Begin Data shown

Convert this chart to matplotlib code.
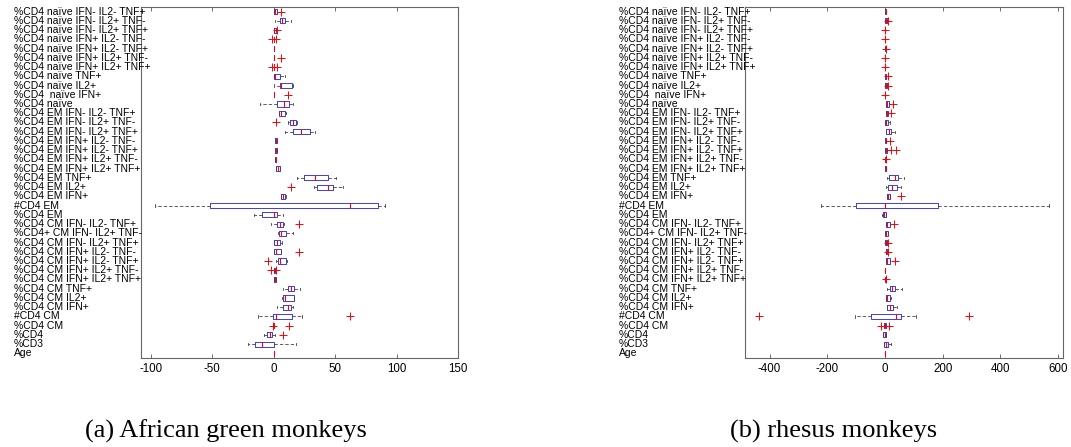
import matplotlib
matplotlib.use('Agg')
import matplotlib.pyplot as plt
from matplotlib.transforms import blended_transform_factory

plt.rcParams['font.family'] = ['Liberation Sans', 'DejaVu Sans']
plt.rcParams['axes.unicode_minus'] = False

labels = [
    '%CD4 naïve IFN- IL2- TNF+', '%CD4 naïve IFN- IL2+ TNF-', '%CD4 naïve IFN- IL2+ TNF+',
    '%CD4 naïve IFN+ IL2- TNF-', '%CD4 naïve IFN+ IL2- TNF+', '%CD4 naïve IFN+ IL2+ TNF-',
    '%CD4 naïve IFN+ IL2+ TNF+', '%CD4 naïve TNF+', '%CD4 naïve IL2+', '%CD4  naïve IFN+',
    '%CD4 naïve', '%CD4 EM IFN- IL2- TNF+', '%CD4 EM IFN- IL2+ TNF-', '%CD4 EM IFN- IL2+ TNF+',
    '%CD4 EM IFN+ IL2- TNF-', '%CD4 EM IFN+ IL2- TNF+', '%CD4 EM IFN+ IL2+ TNF-',
    '%CD4 EM IFN+ IL2+ TNF+', '%CD4 EM TNF+', '%CD4 EM IL2+', '%CD4 EM IFN+', '#CD4 EM',
    '%CD4 EM', '%CD4 CM IFN- IL2- TNF+', '%CD4+ CM IFN- IL2+ TNF-', '%CD4 CM IFN- IL2+ TNF+',
    '%CD4 CM IFN+ IL2- TNF-', '%CD4 CM IFN+ IL2- TNF+', '%CD4 CM IFN+ IL2+ TNF-',
    '%CD4 CM IFN+ IL2+ TNF+', '%CD4 CM TNF+', '%CD4 CM IL2+', '%CD4 CM IFN+', '#CD4 CM',
    '%CD4 CM', '%CD4', '%CD3', 'Age',
]

# (a) African green monkeys
a_q1 = [0, 4.9, 0, 0, 0, 0, 0, 0.5, 5.4, 0, 2.7, 4.6, 13.2, 15.4, 1.0, 1.0, 0.8, 1.6, 24.6,
        34.9, 6.2, -51.9, -9.5, 3.0, 4.3, 0.5, 0.5, 3.8, 0.2, 0.3, 11.6, 7.3, 7.8, -0.5,
        -0.5, -5.4, -14.9, 0]
a_med = [1.0, 7.0, 0.5, 0.2, 0, 0.2, 0.2, 1.4, 6.2, 0.2, 8.0, 6.2, 15.4, 22.0, 2.0, 2.0, 1.5,
         3.5, 33.8, 44.3, 7.6, 62.4, 0, 5.1, 6.2, 2.4, 1.6, 5.4, 0.5, 0.8, 14.0, 8.9, 11.4,
         2.2, 0, -3.2, -9.7, 0]
a_q3 = [2.5, 9.2, 1.5, 0.5, 0, 0.5, 0.5, 5.4, 15.0, 0.5, 12.4, 9.5, 17.8, 29.5, 2.8, 2.8, 2.2,
        5.4, 44.6, 48.6, 9.5, 84.6, 3.0, 7.6, 10.3, 5.4, 5.6, 9.7, 1.2, 2.2, 16.8, 16.2, 14.3,
        15.1, 0.5, -1.1, 0.3, 0]
a_lo = [0, 1.4, 0, 0, 0, 0, 0, 0.5, 0.5, 0, -11.0, 4.0, 12.0, 9.0, 1.0, 1.0, 0.8, 1.6, 19.0,
        33.2, 6.0, -97.0, -16.2, -1.9, 3.8, 0.5, 0.5, 2.2, 0.2, 0.3, 7.6, 7.0, 3.0, -12.7,
        -0.5, -7.8, -20.8, 0]
a_hi = [2.5, 14.0, 1.5, 0.5, 0, 0.5, 0.5, 9.2, 16.0, 0.5, 16.0, 10.3, 19.0, 33.5, 2.8, 2.8,
        2.2, 5.4, 50.5, 56.2, 9.8, 90.8, 7.8, 8.4, 15.7, 6.8, 5.6, 11.0, 1.2, 2.2, 21.0, 16.5,
        15.7, 23.2, 0.5, 1.1, 18.1, 0]
a_fliers = [[6], [], [2.5], [-1, 2], [], [6], [-1, 3], [], [], [11.6], [], [], [1.6], [], [],
            [], [], [], [], [14.3], [], [], [], [20.3], [], [], [20.3], [-4.6], [-2, 1.5], [],
            [], [], [], [62.2], [-0.5, 12.4], [7.8], [], []]

# (b) rhesus monkeys
b_q1 = [0, 1, 0, 0, 0, 0, 0, 1, 1, 0, 4.6, 4.6, 1, 4.6, 0, 1, 1, 1, 15, 11.6, 5.8, -100.6,
        -8, 3.5, 1, 1, 2, 3.5, 0, 0, 17, 2, 7, -47.4, -3, -5.8, -2, 0]
b_med = [2, 4, 0, 0, 2, 0, 0, 3, 3, 0, 8, 7, 3, 12.7, 2, 4, 1, 2, 36, 25.4, 9, 0, -2, 8, 3, 4,
         5, 8, 0, 1, 23, 6, 18.5, 37, 0, -1, 3, 0]
b_q3 = [4, 8, 0, 0, 3, 0, 0, 5, 7, 0, 15, 12, 9, 22, 4, 7, 2, 3, 44, 40.5, 18.5, 183.8, 3.5,
        16, 9, 8, 8, 18.5, 0, 2, 35, 16, 26.6, 54.3, 2, 3.5, 10, 0]
b_lo = [0, 1, 0, 0, 0, 0, 0, 1, 1, 0, 4.6, 4.6, 1, 4.6, 0, 1, 1, 1, 7, 3.5, 5.8, -223, -10,
        3.5, 1, 1, 2, 3.5, 0, 0, 6, 2, 7, -105, -3, -8, -2, 0]
b_hi = [4, 8, 0, 0, 3, 0, 0, 5, 7, 0, 15, 12, 18, 36, 4, 7, 2, 3, 65, 54, 18.5, 568.8, 5, 16,
        9, 8, 8, 18.5, 0, 2, 59, 22, 40.5, 106, 2, 5, 21, 0]
b_fliers = [[], [12], [1], [1], [4], [1], [1], [9], [12], [1], [29], [22], [], [], [17],
            [22, 38], [3], [], [], [], [55.5], [], [], [31], [], [10], [12], [35], [], [5],
            [], [], [], [-435.8, 292.5], [-14, 15], [], [], []]

W, H = 1071, 447


def draw_panel(fig, rect, q1, med, q3, lo, hi, fliers, xlim, xticks, label_x, caption, cap_x):
    ax = fig.add_axes(rect)
    stats = [dict(q1=a, med=m, q3=b, whislo=l, whishi=h, fliers=f)
             for a, m, b, l, h, f in zip(q1, med, q3, lo, hi, fliers)]
    pos = list(range(1, len(stats) + 1))
    ax.bxp(stats, positions=pos, vert=False, widths=0.55, capwidths=0.25,
           boxprops=dict(color='#3c3ce6', lw=0.7),
           medianprops=dict(color='red', lw=0.8),
           whiskerprops=dict(color='#444444', lw=0.6, ls=(0, (4, 2.5))),
           capprops=dict(color='#444444', lw=0.6),
           flierprops=dict(marker='+', markeredgecolor='red', markersize=6, mew=0.7))
    ax.set_ylim(len(stats) + 0.5, 0.5)
    ax.set_xlim(*xlim)
    ax.set_xticks(xticks)
    ax.set_yticks([])
    ax.tick_params(axis='x', direction='in', top=True, length=3, width=0.6,
                   labelsize=8.3, pad=3.5, color='#555555')
    for s in ax.spines.values():
        s.set_color('#666666')
        s.set_linewidth(0.8)
    tr = blended_transform_factory(fig.transFigure, ax.transData)
    for p, lab in zip(pos, labels):
        ax.text(label_x / W, p, lab, transform=tr, ha='left', va='center',
                fontsize=7.5, clip_on=False, zorder=5)
    fig.text(cap_x / W, 1 - 431 / H, caption, ha='center', va='center',
             fontsize=19, family='Liberation Serif')
    return ax


fig = plt.figure(figsize=(W / 100, H / 100), dpi=100)
draw_panel(fig, [141 / W, 1 - 358 / H, 317 / W, 351 / H],
           a_q1, a_med, a_q3, a_lo, a_hi, a_fliers,
           (-108, 150), [-100, -50, 0, 50, 100, 150], 14, '(a) African green monkeys', 226)
draw_panel(fig, [745 / W, 1 - 358 / H, 318 / W, 351 / H],
           b_q1, b_med, b_q3, b_lo, b_hi, b_fliers,
           (-485, 617), [-400, -200, 0, 200, 400, 600], 619, '(b) rhesus monkeys', 834)
fig.savefig('out.png', dpi=100)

End Data shown

Exercise details | Take the material above from its first line through the line holding "plt.rcParams['axes.unicode_minus'] = False" and set it down exactly, without the pictures.

Reply to the exercise |
Convert this chart to matplotlib code.
import matplotlib
matplotlib.use('Agg')
import matplotlib.pyplot as plt
from matplotlib.transforms import blended_transform_factory

plt.rcParams['font.family'] = ['Liberation Sans', 'DejaVu Sans']
plt.rcParams['axes.unicode_minus'] = False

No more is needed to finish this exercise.